KUALA LUMPUR: Malaysian rescuers said Monday they would stop searching for 33 Indonesians missing at sea, more than four days after their boat sank on their way home to celebrate Eid al-Fitr, with seven confirmed dead.
The wooden boat was believed to be smuggling 44 people, including women and children, from Malaysia's southern state of Johor to Indonesia's Batam island. It sank in rough seas late Thursday, and four men were rescued the following day.
Amran Daud, an official with the Malaysian Maritime Enforcement Agency (MMEA), said in a statement that search and rescue operations would stop at sunset Monday as chances of finding survivors had become "increasingly thin".
Rescuers recovered the bodies of four more men Monday despite rough seas and heavy rain hampering efforts.
Three other bodies -- two women and a man -- were found on Sunday, far away from the accident site as strong currents are believed to have scattered the corpses.
Amran said authorities decided to stop search efforts after "assessing various aspects, including monitoring by helicopters" without finding any clues of survivors.
"But MMEA will continue to have routine patrols in the area, and if there are new leads we will mobilise our members," he said, adding 130 rescuers had scoured an area of almost 3,000 square miles (7,800 square kilometres) since last Friday.
The boat, which authorities believe was "not seaworthy", capsized in high waves about 13 nautical miles (24 kilometres) off the coast.
The passengers are believed to have been illegal migrants who came to Malaysia to work but wanted to return to their country to celebrate Thursday's Eid al-Fitr, the end of the Muslim fasting month of Ramadan, without passing border controls.

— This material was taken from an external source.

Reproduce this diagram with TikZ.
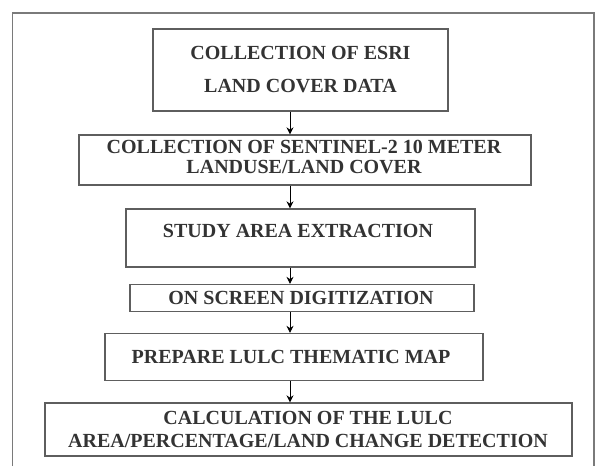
\documentclass[tikz,border=0pt]{standalone}
\usepackage{fontspec}
\setmainfont{Liberation Serif}
\usetikzlibrary{arrows.meta}
\definecolor{boxline}{HTML}{5E5E5E}
\definecolor{frameline}{HTML}{7A7A7A}
\definecolor{txt}{HTML}{333333}
\begin{document}
\begin{tikzpicture}[x=1pt,y=-1pt,
  stepbox/.style={draw=boxline, line width=1.3pt, fill=white, inner sep=0pt},
  lbl/.style={text=txt, font=\bfseries\fontsize{20}{22}\selectfont, inner sep=0pt, anchor=center},
  arr/.style={draw=black, line width=0.9pt, -{Stealth[length=7pt,width=7pt]}}]
\useasboundingbox (0,0) rectangle (602,466);
\fill[white] (0,0) rectangle (602,466);
\draw[frameline, line width=1.6pt] (12.5,466) -- (12.5,13) -- (594,13) -- (594,466);
\node[stepbox, minimum width=295pt, minimum height=82pt] (b1) at (300.5,70) {};
\node[stepbox, minimum width=452pt, minimum height=50pt] (b2) at (305,160) {};
\node[stepbox, minimum width=349pt, minimum height=58pt] (b3) at (300.5,238) {};
\node[stepbox, minimum width=344pt, minimum height=27pt] (b4) at (302,298) {};
\node[stepbox, minimum width=378pt, minimum height=47pt] (b5) at (294,357) {};
\node[stepbox, minimum width=527pt, minimum height=53pt] (b6) at (308.5,429.5) {};
\node[lbl] (t1a) at (300.5,53) {COLLECTION OF ESRI};
\node[lbl] (t1b) at (300.5,86) {LAND COVER DATA};
\node[lbl] (t2a) at (304,147) {COLLECTION OF SENTINEL-2 10 METER};
\node[lbl] (t2b) at (304,167) {LANDUSE/LAND COVER};
\node[lbl] (t3) at (298,231) {STUDY AREA EXTRACTION};
\node[lbl] (t4) at (301,298) {ON SCREEN DIGITIZATION};
\node[lbl] (t5) at (291,357) {PREPARE LULC THEMATIC MAP};
\node[lbl] (t6a) at (308,418) {CALCULATION OF THE LULC};
\node[lbl] (t6b) at (308,441) {AREA/PERCENTAGE/LAND CHANGE DETECTION};
\coordinate (ax) at (290,0);
\draw[arr] (b1.south -| ax) -- (b2.north -| ax);
\draw[arr] (b2.south -| ax) -- (b3.north -| ax);
\draw[arr] (b3.south -| ax) -- (b4.north -| ax);
\draw[arr] (b4.south -| ax) -- (b5.north -| ax);
\draw[arr] (b5.south -| ax) -- (b6.north -| ax);
\end{tikzpicture}
\end{document}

One of the survivors found on Friday said he paid some 1,300 ringgit ($400) for what was to be his first trip home in 13 years.
A search and rescue coordinator told AFP that as many Indonesians sought to sneak back to their country and maritime officials had stepped up patrols, smugglers were choosing more dangerous disembarkation points along the coast.
"It's too dangerous to travel there for small vessels... The swell is big, the wind is strong, the weather unpredictable," he said, referring to the part of the coast from where Thursday's ill-fated boat left.
An estimated four million foreigners, mostly from poorer countries in the region such as Indonesia and Myanmar, work in Malaysia -- many illegally. They fill low-paying jobs shunned by locals on plantations, construction sites and in factories.
Migrant labour right activists have called on Malaysia to further step up patrols and charge boatmen and any official found to be taking bribes to turn a blind eye to the smuggling.
In mid-July an Indonesian woman died and seven people went missing after their wooden boat capsized off Johor.
Twenty-seven Indonesians, heading to Batam without valid travel documents, were rescued.